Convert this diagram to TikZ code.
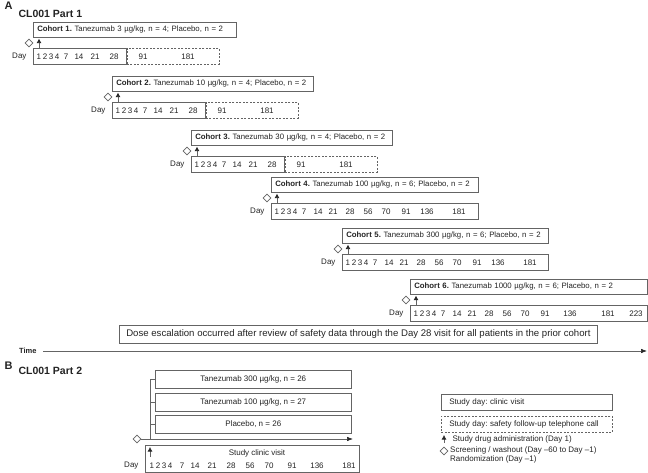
\documentclass[tikz,border=0pt]{standalone}
\usepackage{fontspec}
\setmainfont{Liberation Sans}
\usetikzlibrary{arrows.meta}
\usetikzlibrary{shapes.geometric}
\usetikzlibrary{calc}
\definecolor{linegray}{RGB}{100,100,100}
\definecolor{txtgray}{RGB}{35,35,35}
\newcommand{\boxfont}{\fontsize{8}{9}\selectfont\frenchspacing}
\newcommand{\cohfont}{\fontsize{7.8}{9}\selectfont\frenchspacing}
\newcommand{\headfont}{\fontsize{10.5}{12}\selectfont\bfseries}
\newcommand{\daynums}{1\hspace{1.6pt}2\hspace{1.6pt}3\hspace{1.6pt}4}
\tikzset{
  every node/.style={text=txtgray, font=\boxfont},
  hdr/.style={draw=linegray, line width=0.6pt, anchor=north west, minimum height=15pt, inner xsep=4pt, inner ysep=0pt, text width=#1, align=left, font=\cohfont},
  daybox/.style={draw=linegray, line width=0.6pt, anchor=north west, minimum height=16pt, minimum width=#1, inner sep=0pt},
  fupbox/.style={draw=linegray, dash pattern=on 2pt off 1.5pt, line width=0.6pt, anchor=north west, minimum height=16pt, minimum width=#1, inner sep=0pt},
  armbox/.style={draw=linegray, line width=0.6pt, anchor=north west, minimum height=18pt, minimum width=196pt, inner sep=0pt},
  diam/.style={draw=linegray, fill=white, diamond, minimum size=8pt, inner sep=0pt, line width=0.6pt},
  adm/.style={draw=linegray, line width=0.7pt, -{Latex[length=4.5pt,width=5pt,color=black!85]}},
  tl/.style={draw=linegray, line width=0.6pt, -{Latex[length=6pt,width=4.5pt,color=black!85]}},
  num/.style={inner sep=0pt},
}

\begin{document}
\begin{tikzpicture}[x=1pt, y=-1pt]
  \useasboundingbox (0,0) rectangle (648,473);
  \node[anchor=west, font=\fontsize{11}{12}\selectfont\bfseries] (labA) at (1,6) {A};
  \node[anchor=west, font=\headfont] (ttl1) at (15,14) {CL001 Part 1};

  \node[hdr=195pt] (h1) at (33,22) {\textbf{Cohort 1.} Tanezumab 3 µg/kg, n = 4; Placebo, n = 2};
  \node[daybox=93pt] (d1) at (33,48) {};
  \node[fupbox=92pt] (f1) at (d1.north east) {};
  \node[anchor=east] (l1) at ([xshift=-3pt]d1.west) {Day};
  \node[diam] (s1) at (29,43) {};
  \draw[adm] ([xshift=6pt]d1.north west) -- ([xshift=6pt,yshift=-1pt]h1.south west);
  \foreach \o/\t in {15/\daynums,33/7,46/14,62/21,81/28,110/91,155/181}
    \node[num] (n1-\o) at ([xshift=\o pt]d1.west) {\t};

  \node[hdr=193pt] (h2) at (112,76) {\textbf{Cohort 2.} Tanezumab 10 µg/kg, n = 4; Placebo, n = 2};
  \node[daybox=93pt] (d2) at (112,102) {};
  \node[fupbox=92pt] (f2) at (d2.north east) {};
  \node[anchor=east] (l2) at ([xshift=-3pt]d2.west) {Day};
  \node[diam] (s2) at (108,97) {};
  \draw[adm] ([xshift=6pt]d2.north west) -- ([xshift=6pt,yshift=-1pt]h2.south west);
  \foreach \o/\t in {15/\daynums,33/7,46/14,62/21,81/28,110/91,155/181}
    \node[num] (n2-\o) at ([xshift=\o pt]d2.west) {\t};

  \node[hdr=193pt] (h3) at (191,130) {\textbf{Cohort 3.} Tanezumab 30 µg/kg, n = 4; Placebo, n = 2};
  \node[daybox=93pt] (d3) at (191,156) {};
  \node[fupbox=92pt] (f3) at (d3.north east) {};
  \node[anchor=east] (l3) at ([xshift=-3pt]d3.west) {Day};
  \node[diam] (s3) at (187,151) {};
  \draw[adm] ([xshift=6pt]d3.north west) -- ([xshift=6pt,yshift=-1pt]h3.south west);
  \foreach \o/\t in {15/\daynums,33/7,46/14,62/21,81/28,110/91,155/181}
    \node[num] (n3-\o) at ([xshift=\o pt]d3.west) {\t};

  \node[hdr=199pt] (h4) at (271,177) {\textbf{Cohort 4.} Tanezumab 100 µg/kg, n = 6; Placebo, n = 2};
  \node[daybox=207pt] (d4) at (271,203) {};
  \node[anchor=east] (l4) at ([xshift=-3pt]d4.west) {Day};
  \node[diam] (s4) at (267,198) {};
  \draw[adm] ([xshift=6pt]d4.north west) -- ([xshift=6pt,yshift=-1pt]h4.south west);
  \foreach \o/\t in {15/\daynums,33/7,47/14,62/21,79/28,97/56,115/70,135/91,156/136,188/181}
    \node[num] (n4-\o) at ([xshift=\o pt]d4.west) {\t};

  \node[hdr=198pt] (h5) at (342,228) {\textbf{Cohort 5.} Tanezumab 300 µg/kg, n = 6; Placebo, n = 2};
  \node[daybox=206pt] (d5) at (342,254) {};
  \node[anchor=east] (l5) at ([xshift=-3pt]d5.west) {Day};
  \node[diam] (s5) at (338,249) {};
  \draw[adm] ([xshift=6pt]d5.north west) -- ([xshift=6pt,yshift=-1pt]h5.south west);
  \foreach \o/\t in {15/\daynums,33/7,47/14,62/21,79/28,97/56,115/70,135/91,156/136,188/181}
    \node[num] (n5-\o) at ([xshift=\o pt]d5.west) {\t};

  \node[hdr=229pt] (h6) at (410,279) {\textbf{Cohort 6.} Tanezumab 1000 µg/kg, n = 6; Placebo, n = 2};
  \node[daybox=237pt] (d6) at (410,305) {};
  \node[anchor=east] (l6) at ([xshift=-3pt]d6.west) {Day};
  \node[diam] (s6) at (406,300) {};
  \draw[adm] ([xshift=6pt]d6.north west) -- ([xshift=6pt,yshift=-1pt]h6.south west);
  \foreach \o/\t in {15/\daynums,33/7,47/14,62/21,79/28,97/56,115/70,135/91,160/136,198/181,226/223}
    \node[num] (n6-\o) at ([xshift=\o pt]d6.west) {\t};

  \node[draw=linegray, line width=0.6pt, anchor=west, minimum height=18pt, inner xsep=7pt, font=\fontsize{9.6}{11}\selectfont] (dose) at (119,334) {Dose escalation occurred after review of safety data through the Day 28 visit for all patients in the prior cohort};
  \node[anchor=east, font=\fontsize{7.5}{9}\selectfont\bfseries] (time) at (40,351) {Time};
  \coordinate (tend) at (647,351);
  \draw[tl] ([xshift=3pt]time.east) -- (tend);

  \node[anchor=west, font=\fontsize{11}{12}\selectfont\bfseries] (labB) at (1,366) {B};
  \node[anchor=west, font=\headfont] (ttl2) at (15,371) {CL001 Part 2};
  \node[armbox] (p1) at (155,370) {Tanezumab 300 µg/kg, n = 26};
  \node[armbox] (p2) at (155,393) {Tanezumab 100 µg/kg, n = 27};
  \node[armbox] (p3) at (155,415) {Placebo, n = 26};
  \coordinate (br) at (150,439);
  \draw[linegray, line width=0.6pt] (p1.west) -- (p1.west -| br) -- (br);
  \draw[linegray, line width=0.6pt] (p2.west) -- (p2.west -| br);
  \draw[linegray, line width=0.6pt] (p3.west) -- (p3.west -| br);
  \node[diam] (s7) at (137,439) {};
  \coordinate (aend) at (353,439);
  \draw[tl] (s7.east) -- (aend);
  \node[daybox=214pt, minimum height=27pt] (d7) at (145,445) {};
  \node (cv) at (257,453) {Study clinic visit};
  \node[anchor=east] (l7) at ([xshift=-3pt,yshift=-6.5pt]d7.west) {Day};
  \draw[adm] ([xshift=5pt,yshift=-12pt]d7.north west) -- ([xshift=5pt,yshift=-2pt]d7.north west);
  \foreach \o/\t in {16/\daynums,37/7,50/14,67/21,86/28,105/56,124/70,147/91,172/136,204/181}
    \node[num] (n7-\o) at ([xshift=\o pt,yshift=-6.5pt]d7.west) {\t};

  \node[hdr=163pt, minimum height=16pt, font=\boxfont] (k1) at (441,394) {\hspace{4pt}Study day: clinic visit};
  \node[hdr=163pt, minimum height=16pt, font=\boxfont, dash pattern=on 2pt off 1.5pt] (k2) at (441,416) {\hspace{4pt}Study day: safety follow-up telephone call};
  \node[anchor=west] (k3) at (449,439) {Study drug administration (Day 1)};
  \draw[adm] ([xshift=-5pt,yshift=-4pt]k3.west) -- ([xshift=-5pt,yshift=4pt]k3.west);
  \node[diam] (k4d) at (444,451) {};
  \node[anchor=north west, align=left, inner sep=0pt] (k4) at (450,447) {Screening / washout (Day –60 to Day –1)\\Randomization (Day –1)};
\end{tikzpicture}
\end{document}
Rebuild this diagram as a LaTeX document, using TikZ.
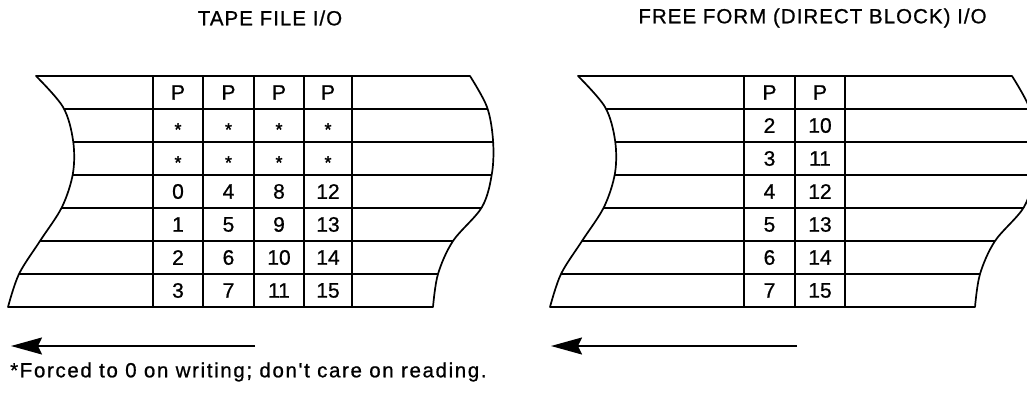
\documentclass[tikz,border=0pt]{standalone}
\usepackage{fontspec}
\setmainfont{Liberation Sans}
\newfontfamily\titlefont[LetterSpace=5,FakeBold=0.8]{Liberation Sans}
\newfontfamily\notefont[LetterSpace=8,FakeBold=0.8]{Liberation Sans}
\newfontfamily\cellfont[FakeBold=0.8]{Liberation Sans}
\newfontfamily\starfont[FakeBold=1.5]{Liberation Sans}
\usetikzlibrary{arrows.meta}
\tikzset{
  tapeline/.style={line width=1.7pt, line join=round},
  celltxt/.style={font=\cellfont\fontsize{21}{24}\selectfont, inner sep=0pt, anchor=center},
  startxt/.style={font=\starfont\fontsize{18}{20}\selectfont, inner sep=0pt, anchor=center, yshift=-4pt},
  titletxt/.style={font=\titlefont\fontsize{20.5}{24}\selectfont, inner sep=0pt},
  movearrow/.style={line width=1.7pt, -{Stealth[length=31pt, width=17pt, inset=4pt]}},
}
\newcommand{\tapeoutline}{(36,76) -- plot[smooth,tension=0.55] coordinates {(470,76) (487,107) (493,140) (492,173) (482,207) (453,241) (438,274) (433,307)} -- plot[smooth,tension=0.55] coordinates {(8,307) (19,274) (40,241) (62,207) (73,173) (73,140) (63,107) (36,76)} -- cycle}
\begin{document}
\begin{tikzpicture}[x=1pt,y=-1pt]
\useasboundingbox (0,0) rectangle (1027,406);
\begin{scope}
\clip (0,0) rectangle (1027,406);
% ---------- left tape ----------
\begin{scope}
  \begin{scope}
    \clip \tapeoutline;
    \foreach \yy in {109,142,175,208,241,274} {
      \draw[tapeline] (0,\yy) -- (520,\yy);
    }
  \end{scope}
  \draw[tapeline] \tapeoutline;
  \foreach \xx in {153,203,254,304,352} {
    \draw[tapeline] (\xx,76) -- (\xx,307);
  }
\end{scope}
% ---------- right tape ----------
\begin{scope}[xshift=542pt]
  \begin{scope}
    \clip \tapeoutline;
    \foreach \yy in {109,142,175,208,241,274} {
      \draw[tapeline] (0,\yy) -- (520,\yy);
    }
  \end{scope}
  \draw[tapeline] \tapeoutline;
  \foreach \xx in {202,253,303} {
    \draw[tapeline] (\xx,76) -- (\xx,307);
  }
\end{scope}
\end{scope}
% ---------- left cells ----------
\foreach \xx/\c in {178/1,228.5/2,279/3,328/4} {
  \node[celltxt] (LP\c) at (\xx,92.5) {P};
  \node[startxt] (LSa\c) at (\xx,125.5) {*};
  \node[startxt] (LSb\c) at (\xx,158.5) {*};
}
\foreach \xx/\c/\n in {178/1/0,228.5/2/4,279/3/8,328/4/12} {
  \pgfmathtruncatemacro{\na}{\n}
  \pgfmathtruncatemacro{\nb}{\n+1}
  \pgfmathtruncatemacro{\nc}{\n+2}
  \pgfmathtruncatemacro{\nd}{\n+3}
  \node[celltxt] (La\c) at (\xx,191.5) {\na};
  \node[celltxt] (Lb\c) at (\xx,224.5) {\nb};
  \node[celltxt] (Lc\c) at (\xx,257.5) {\nc};
  \node[celltxt] (Ld\c) at (\xx,290.5) {\nd};
}
% ---------- right cells ----------
\foreach \xx/\c/\n in {769.5/1/2,820/2/10} {
  \node[celltxt] (RP\c) at (\xx,92.5) {P};
  \foreach \k in {0,...,5} {
    \pgfmathtruncatemacro{\v}{\n+\k}
    \node[celltxt] (R\k\c) at (\xx,125.5+33*\k) {\v};
  }
}
% ---------- titles ----------
\node[titletxt] (t1) at (270,18) {TAPE FILE I/O};
\node[titletxt] (t2) at (812.5,18) {FREE FORM (DIRECT BLOCK) I/O};
% ---------- arrows ----------
\coordinate (a1s) at (255,346);
\coordinate (a1e) at (11,346);
\coordinate (a2s) at (797,346);
\coordinate (a2e) at (551,346);
\draw[movearrow] (a1s) -- (a1e);
\draw[movearrow] (a2s) -- (a2e);
% ---------- footnote ----------
\node[font=\notefont\fontsize{20.5}{24}\selectfont, inner sep=0pt, anchor=west] (note) at (10,372) {*Forced to 0 on writing; don't care on reading.};
\end{tikzpicture}
\end{document}
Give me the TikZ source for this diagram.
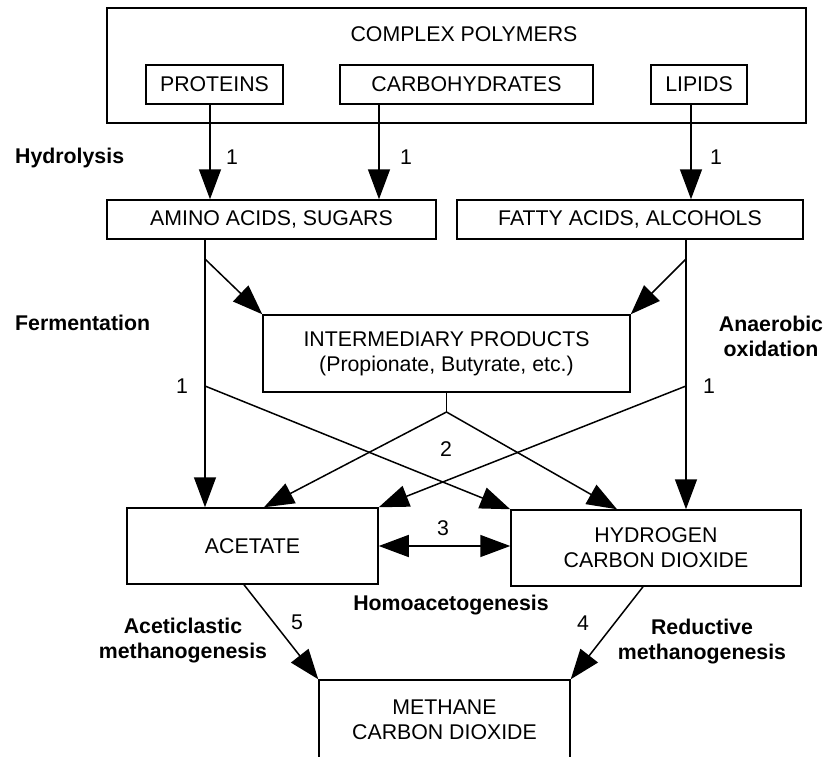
\documentclass[tikz,border=0pt]{standalone}
\usepackage{fontspec}
\setmainfont{Liberation Sans}
\usetikzlibrary{arrows.meta}
\newcommand{\diagfont}{\fontsize{21.3}{25}\selectfont}
\tikzset{
  box/.style={draw,line width=1.5pt,inner sep=0pt,align=center},
  flow/.style={line width=1.5pt,-{Triangle[length=30pt,width=22pt]}},
  flowboth/.style={line width=1.5pt,{Triangle[length=30pt,width=22pt]}-{Triangle[length=30pt,width=22pt]}},
  stage/.style={font=\diagfont\bfseries,align=center,inner sep=0pt},
  num/.style={inner sep=0pt},
}
\begin{document}
\begin{tikzpicture}[x=1pt,y=-1pt,font=\diagfont]
	\useasboundingbox (0,0) rectangle (825,756);
	\clip (0,0) rectangle (825,756);
	% boxes
	\node[box,minimum width=699pt,minimum height=115pt] (poly) at (456.5,65.5) {};
	\node[inner sep=0pt] (polyname) at (464,34) {COMPLEX POLYMERS};
	\node[box,minimum width=137pt,minimum height=39pt] (prot) at (214.5,84.5) {PROTEINS};
	\node[box,minimum width=253pt,minimum height=39pt] (carb) at (466.5,84.5) {CARBOHYDRATES};
	\node[box,minimum width=96pt,minimum height=39pt] (lip) at (699,84.5) {LIPIDS};
	\node[box,minimum width=329pt,minimum height=39pt] (amino) at (271.5,219.5) {AMINO ACIDS, SUGARS};
	\node[box,minimum width=346pt,minimum height=39pt] (fatty) at (630,219.5) {FATTY ACIDS, ALCOHOLS};
	\node[box,minimum width=367pt,minimum height=77pt] (inter) at (446.5,353.5) {INTERMEDIARY PRODUCTS\\(Propionate, Butyrate, etc.)};
	\node[box,minimum width=251pt,minimum height=76pt] (acet) at (252.5,546) {ACETATE};
	\node[box,minimum width=290pt,minimum height=76pt] (hydro) at (656,548) {HYDROGEN\\CARBON DIOXIDE};
	\node[box,minimum width=251pt,minimum height=80pt] (meth) at (444.5,720) {METHANE\\CARBON DIOXIDE};
	% columns and branch points
	\coordinate (colA) at (210,0);
	\coordinate (colB) at (379,0);
	\coordinate (colC) at (691,0);
	\coordinate (colL) at (205,0);
	\coordinate (colR) at (686,0);
	\coordinate (fermL) at (205,259);
	\coordinate (fermR) at (686,259);
	\coordinate (oxL) at (205,386);
	\coordinate (oxR) at (686,386);
	\coordinate (split) at (446.5,412);
	% hydrolysis
	\draw[flow] (prot.south -| colA) -- (amino.north -| colA);
	\draw[flow] (carb.south -| colB) -- (amino.north -| colB);
	\draw[flow] (lip.south -| colC) -- (fatty.north -| colC);
	% fermentation and oxidation
	\draw[flow] (amino.south -| colL) -- (acet.north -| colL);
	\draw[flow] (fatty.south -| colR) -- (hydro.north -| colR);
	\draw[flow] (fermL) -- (inter.north west);
	\draw[flow] (fermR) -- (inter.north east);
	\draw[flow] (oxL) -- (hydro.north west);
	\draw[flow] (oxR) -- (acet.north east);
	\draw[line width=1.5pt] (inter.south) -- (split);
	\draw[flow] (split) -- (acet.north -| 264,0);
	\draw[flow] (split) -- (hydro.north -| 617,0);
	% homoacetogenesis and methanogenesis
	\draw[flowboth] (acet.east) -- (hydro.west |- acet.east);
	\draw[flow] (acet.south -| 244,0) -- (meth.north west);
	\draw[flow] (hydro.south -| 643,0) -- (meth.north east);
	% numbers
	\node[num] (n1a) at (232,157) {1};
	\node[num] (n1b) at (406,157) {1};
	\node[num] (n1c) at (716,157) {1};
	\node[num] (n1d) at (182,386) {1};
	\node[num] (n1e) at (709,386) {1};
	\node[num] (n2) at (446,449) {2};
	\node[num] (n3) at (443,528) {3};
	\node[num] (n5) at (297,622) {5};
	\node[num] (n4) at (583,623) {4};
	% stages
	\node[stage,anchor=west] (hydrolysis) at (15,158) {Hydrolysis};
	\node[stage,anchor=west] (fermentation) at (15,323) {Fermentation};
	\node[stage] (anaerobic) at (771,336) {Anaerobic\\oxidation};
	\node[stage] (homo) at (451,605) {Homoacetogenesis};
	\node[stage] (aceticlastic) at (183,641) {Aceticlastic\\methanogenesis};
	\node[stage] (reductive) at (702,642) {Reductive\\methanogenesis};
\end{tikzpicture}
\end{document}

★ ★ ★ ★ ★

Short exercise: Determine the number of lines where the string "this" occurs, and give that number only.

Solution: 3